Buying a whole Bauernhof Lamb

Grass-fed meat is best!

The real path to natural farming requires that a person know what unaltered nature is, so that he or she can instinctively understand what needs to be done – and what must not be done – to work in harmony with its processes.

— Masanobu Fukuoka.

Whole lamb, cut to your specifications: $8/lb hanging weight + processing fee Processing fee is usually $75 per animal.

Your lamb will be cut to your specifications, packaged, labeled, weighed, and frozen. We will provide you with a Cut Sheet.

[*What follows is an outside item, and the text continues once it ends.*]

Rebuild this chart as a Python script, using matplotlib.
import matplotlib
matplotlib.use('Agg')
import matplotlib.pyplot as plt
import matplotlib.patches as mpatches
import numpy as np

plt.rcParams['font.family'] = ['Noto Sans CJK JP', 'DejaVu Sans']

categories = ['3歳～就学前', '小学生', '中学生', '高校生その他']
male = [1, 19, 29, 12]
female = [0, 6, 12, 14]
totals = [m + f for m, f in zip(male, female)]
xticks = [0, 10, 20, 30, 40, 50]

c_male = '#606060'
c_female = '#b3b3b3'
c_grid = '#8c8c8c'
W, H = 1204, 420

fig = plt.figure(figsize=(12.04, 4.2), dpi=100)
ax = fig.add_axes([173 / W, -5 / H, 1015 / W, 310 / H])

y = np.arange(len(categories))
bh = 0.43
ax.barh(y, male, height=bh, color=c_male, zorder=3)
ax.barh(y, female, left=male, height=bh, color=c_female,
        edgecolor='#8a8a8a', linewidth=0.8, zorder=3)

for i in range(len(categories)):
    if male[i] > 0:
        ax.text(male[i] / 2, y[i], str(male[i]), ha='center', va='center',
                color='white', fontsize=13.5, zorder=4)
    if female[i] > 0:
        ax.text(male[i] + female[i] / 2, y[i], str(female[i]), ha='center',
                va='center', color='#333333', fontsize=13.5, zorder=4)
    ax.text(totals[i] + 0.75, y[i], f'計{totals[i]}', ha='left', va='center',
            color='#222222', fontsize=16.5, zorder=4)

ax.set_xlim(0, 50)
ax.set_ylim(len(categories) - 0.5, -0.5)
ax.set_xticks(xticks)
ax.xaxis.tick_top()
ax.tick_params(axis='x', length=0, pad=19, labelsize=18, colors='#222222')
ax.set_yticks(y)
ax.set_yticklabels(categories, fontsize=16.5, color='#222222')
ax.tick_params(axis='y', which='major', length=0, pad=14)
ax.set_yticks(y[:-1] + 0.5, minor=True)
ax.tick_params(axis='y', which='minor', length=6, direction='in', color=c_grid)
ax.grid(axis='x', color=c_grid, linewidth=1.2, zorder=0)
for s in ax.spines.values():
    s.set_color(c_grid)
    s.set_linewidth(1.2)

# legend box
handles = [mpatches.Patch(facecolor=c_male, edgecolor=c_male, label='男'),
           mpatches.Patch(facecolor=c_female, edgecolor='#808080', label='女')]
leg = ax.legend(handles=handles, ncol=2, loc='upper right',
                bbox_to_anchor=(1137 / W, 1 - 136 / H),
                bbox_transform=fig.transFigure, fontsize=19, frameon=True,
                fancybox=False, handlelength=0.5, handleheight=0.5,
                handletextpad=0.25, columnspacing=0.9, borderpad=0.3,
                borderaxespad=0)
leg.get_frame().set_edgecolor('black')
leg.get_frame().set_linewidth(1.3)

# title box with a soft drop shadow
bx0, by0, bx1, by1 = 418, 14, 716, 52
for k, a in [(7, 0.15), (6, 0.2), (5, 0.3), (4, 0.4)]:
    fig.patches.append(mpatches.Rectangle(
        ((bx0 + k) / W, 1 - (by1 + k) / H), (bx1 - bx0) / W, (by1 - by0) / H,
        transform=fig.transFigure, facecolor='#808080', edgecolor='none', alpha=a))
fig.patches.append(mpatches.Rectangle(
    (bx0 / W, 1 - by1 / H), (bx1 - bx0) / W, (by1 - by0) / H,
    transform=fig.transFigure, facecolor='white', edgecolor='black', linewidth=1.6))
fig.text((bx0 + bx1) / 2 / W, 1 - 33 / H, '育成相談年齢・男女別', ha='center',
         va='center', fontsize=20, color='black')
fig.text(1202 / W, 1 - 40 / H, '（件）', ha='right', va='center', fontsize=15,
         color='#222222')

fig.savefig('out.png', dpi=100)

You fill out the Cut Sheet which will walk you through the options for your lamb, and we give this to the butcher.

Approximately how much do I pay for a whole lamb? How much lamb will I get?

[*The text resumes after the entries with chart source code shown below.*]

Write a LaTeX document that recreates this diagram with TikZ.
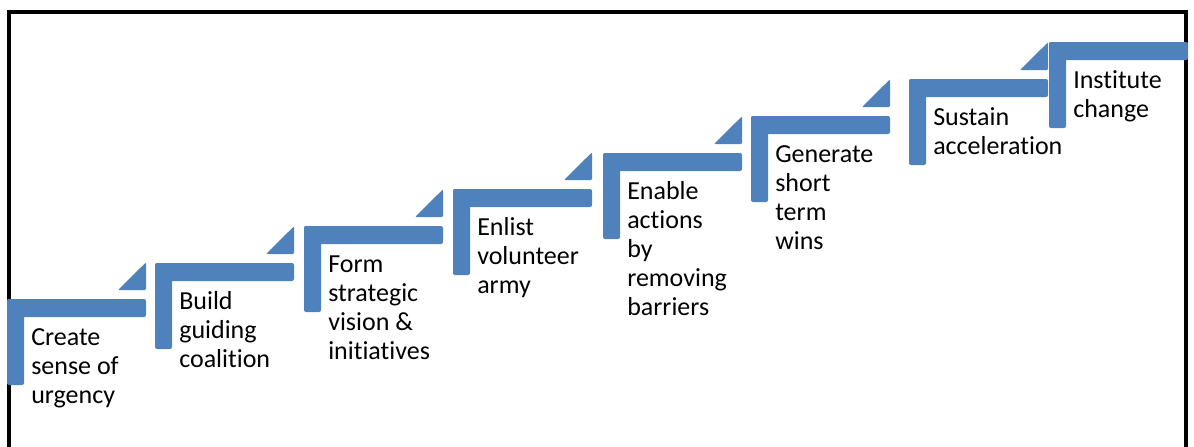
\documentclass[tikz,border=0pt]{standalone}
\usepackage{fontspec}
\setmainfont{Carlito}[Ligatures=NoCommon]
\usepackage{tikz}
\usetikzlibrary{positioning}
\definecolor{stepblue}{HTML}{4F81BD}
\tikzset{%
	frame/.style    = {line width=3.4pt, line join=miter},
	stepbar/.style  = {fill=stepblue, rounded corners=1.5pt},
	steptip/.style  = {fill=stepblue, rounded corners=0.8pt},
	steptext/.style = {anchor=north west, inner sep=0pt, align=left, font=\fontsize{19.5pt}{21.75pt}\selectfont},
}
\begin{document}
\begin{tikzpicture}[x=0.75pt,y=-0.75pt]
		\useasboundingbox (0,0) rectangle (1194,446);
		\draw[frame] (9,470) -- (9,12) -- (1186,12) -- (1186,470); % open frame
		
		\foreach \i/\x/\y/\w/\txt in {%
			1/7/299/139/{Create\\sense of\\urgency},
			2/155/263/139/{Build\\guiding\\coalition},
			3/304/226/139/{Form\\strategic\\vision \&\\initiatives},
			4/453/189/139/{Enlist\\volunteer\\army},
			5/603/153/139/{Enable\\actions\\by\\removing\\barriers},
			6/751/116/139/{Generate\\short\\term\\wins},
			7/909/79/139/{Sustain\\acceleration},
			8/1049/42/139/{Institute\\change}}{
			\fill[stepbar] (\x,\y) rectangle ++(\w,18);   % tread
			\fill[stepbar] (\x,\y) rectangle ++(17,86);   % riser
			\ifnum\i<8
				\fill[steptip] (\x+\w-28,\y-9) -- (\x+\w,\y-9) -- (\x+\w,\y-36.7) -- cycle;
			\fi
			\node[steptext] (s\i) at (\x+24,\y+25.7) {\strut\txt};
		}
	\end{tikzpicture}
\end{document}
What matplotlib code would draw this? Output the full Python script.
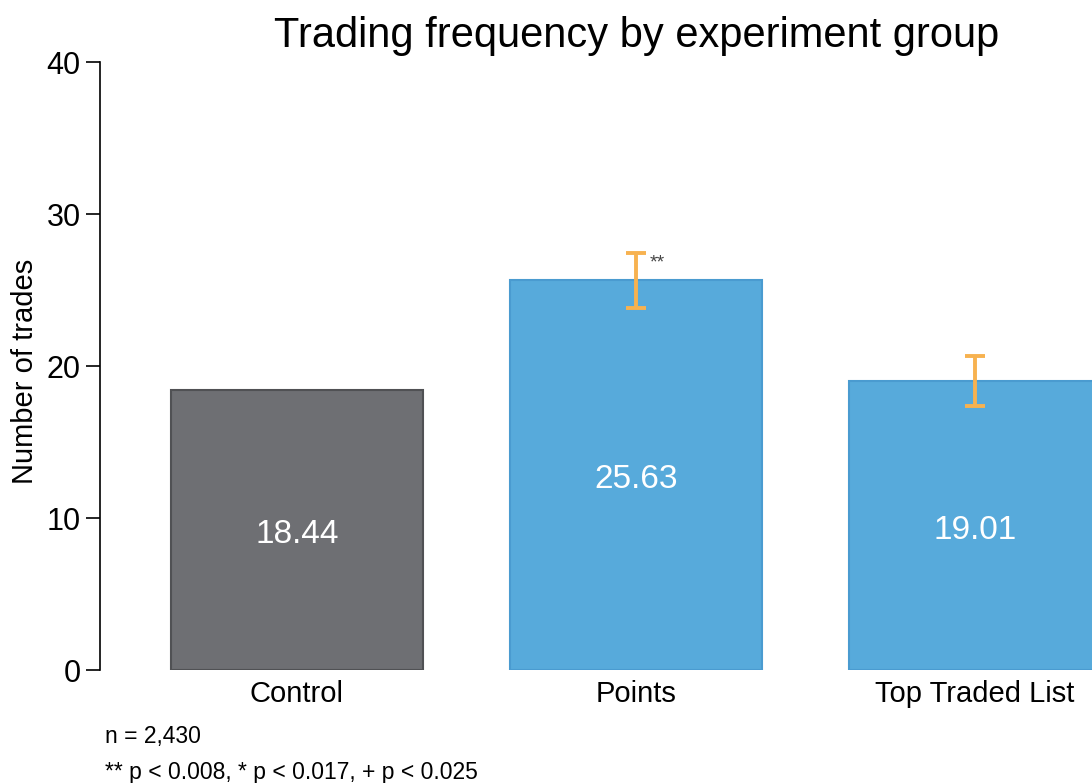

Live weight is how much the lamb weighs when it is ready for butchering. Most of our lambs are going to weigh between 90-100 lbs when they are processed.

Hanging weight (also known as the carcass weight or dressed weight) is the weight of the animal after you remove the inedible parts (hide, hooves, head, innards, and some of the bones). Hanging weight is estimated at 54% of Live Weight. Average hanging weight for our lambs is about 50lbs.

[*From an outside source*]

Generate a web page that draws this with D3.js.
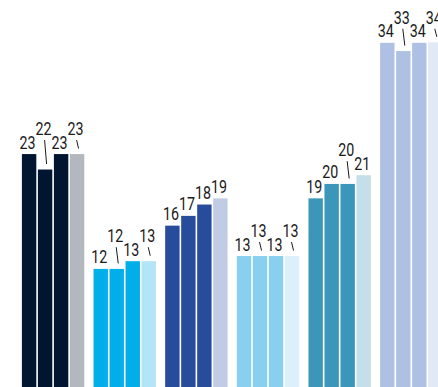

Yield or Take Home Weight is how much meat you actually put into your freezer. Yield is estimated at 55-70% of Hanging Weight. That is a big range, but it really depends on what cuts you get. Some cuts of meat have more bone (like a bone-in roast or lamb chops), and some cuts have no bone (ground meat or kabob meat). We tell our customers to plan on about 60% of hanging weight.

For estimation then, our lambs live weight is about 95 lbs. Hanging weight will be 51.3 lbs. Cost will be 51.3 x $8/lb + $75 processing fee (what our butcher charges us). Total price for a whole lamb, with this example, will be $485.40.

Take home weight will be 28-35 lbs.

In our example, this translates to a price per pound of $13.86-$17.34. The higher price per pound would be for all ground or kabob meat… no bones. If you had cuts that have a lot of bones, then the price per pound would be lower.

Regardless of the cuts you order, you can choose to keep any organs (heart, kidney, liver) and bones that are not in the cuts. Grass-fed meat bones are fantastic for making bone broth!

How much freezer space will I need for my lamb?

Plan on approximately one cubic foot of freezer space for every 15-20 pounds of meat. The interior of a milk crate is slightly more than a cubic foot. For a lamb, you will need about 2 cubic feet of freezer space. A whole, processed lamb will likely fit in the freezer that comes with your refrigerator.